I wouldn’t agree with that. I think it’s actually more creative. With advertising, it’s one way. I push it out, you guys watch my TVC, great. And a bunch of guys in a room think it’s the coolest idea. That’s wonderful, but it’s not a conversation. It doesn’t make me feel like I’m involved. It might entertain me, but it’s a one-off piece of communication. You look at organisations like Tata, Nokia, Samsung – they’re taking a different approach. They’re getting people involved. They’re entertaining but they’re also creating conversations.
Are we in India seeing enough social media campaigns go offline or traditional (on TV, print etc.), rather than the usual approach - first traditional, then social as an add on?
It’s a combination of both. I have an interesting case study to share on this. What we did with Nokia in Malaysia was, we created a playground for Angry Birds (game) and managed to get about 2,000 people participate in a day-long event. It got into the Guinness Book of World Record for maximum number of people playing a game at a venue on a single day. We did this in Kuala Lampur, and obviously took it online with social media. We used our Nokia advocacy group, which is basically a very ardent group of tech savvy Nokia fans, and they all came together at the event and they played the game for over 10 hours non-stop. A lot of consumers then joined and participated in the event. Content from that was channelised online, in real-time. I don’t see a lot of advertising having capability of doing that.

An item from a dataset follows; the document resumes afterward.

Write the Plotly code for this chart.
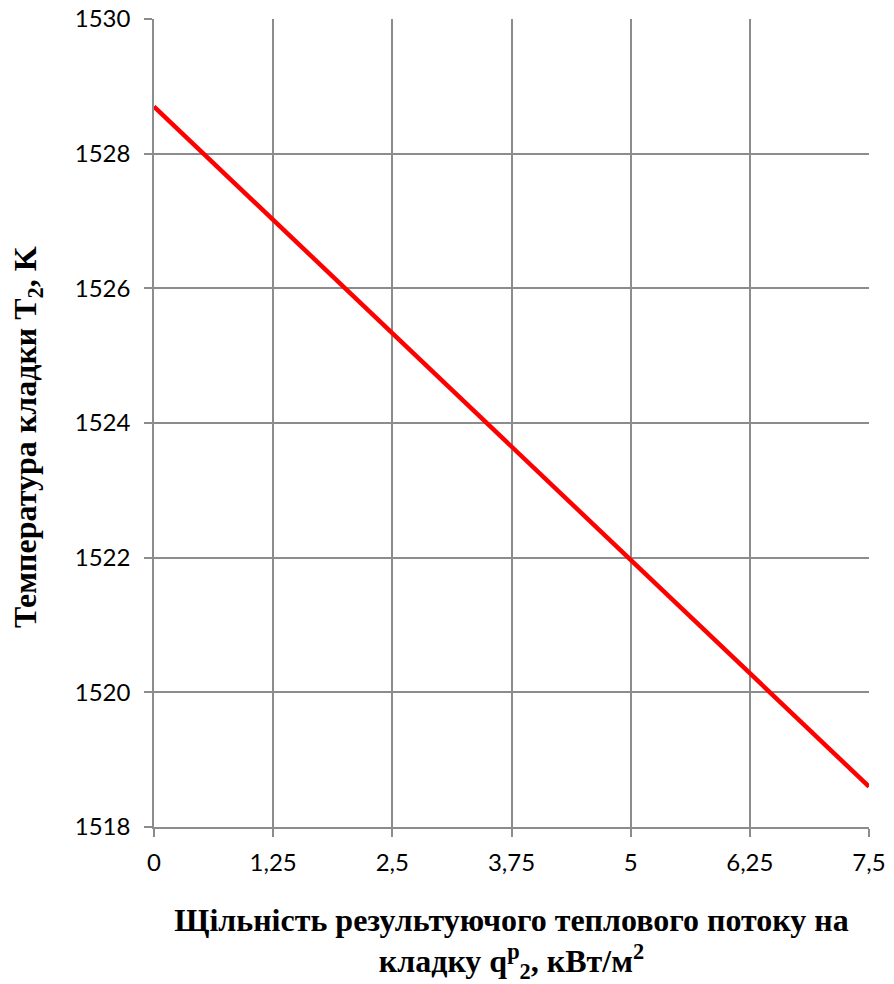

Facebook is increasingly moving towards brands. Is it a big risk as it may turn off consumers?
People have been talking about this. Analysts are saying that it’s going to give brands much more visibility. Facebook is a public company. So they have to ensure that they’re growing their revenues, proving to their shareholders that they’re adding value.
Its (paid brand messages and pages) impact on consumers is not known yet. Will it be perceived as intrusive? I think there are a lot of varying viewpoints. It could be a great opportunity for brands, but if you are too intrusive, it could turn people off. It could be negative. So yes, it’s a risk Facebook is taking. They’re taking it because they have to. They have people to answer to.
Talking of spends on social media, it’s still very minuscule or negligible if one looks at the overall pie. Is it the case with other markets in the region too?
Digital advertising itself is very nascent in many markets. In India, it was a just a few years ago, 0.5 per cent or 1 per cent of total advertising spends. You’re right. I don’t understand why we haven’t seen a big rise in the spends on social media. Part of that comes down to what people are comfortable with and people making decisions. But, the communities are there. We’re drawn to technology. In India, a huge amount of people go online everyday and log on to social media sites.
India is still going very strong on traditional media. The Times of India is still a dominant media brand in the country. It’s a matter of education more than anything else. As for your question on other markets, it’s the same across the region. It’s about the willingness to invest. I think brands that go first will demonstrate to others – the likes of Nokia, Tata and Samsung are a few examples of brands that are investing long term in the medium. China is up significantly with the advancement in technology. Data is becoming a much more of a focus point there. Indonesia is well advanced in terms of mobile, but they all use different platforms. The ones to watch out for are China, India and Indonesia. Thailand is coming up as well. Singapore is a smaller market. If you look at the startups in India, India is undoubtedly the leader in social media. And that’s precisely the reason why India is a priority market for us.
Since you’re a part of the Omnicom Group, how often do you draw upon resources and capabilities of the network?
That is need-based. If we feel we do not have a particular capability in-house, then we try and look for it within the network. It’s a good way to ensure that the client’s business does not suffer. We have three offices in India and since DDB Mudra Group is a sister company here, it gives us the flexibility to draw upon their resources as and when required.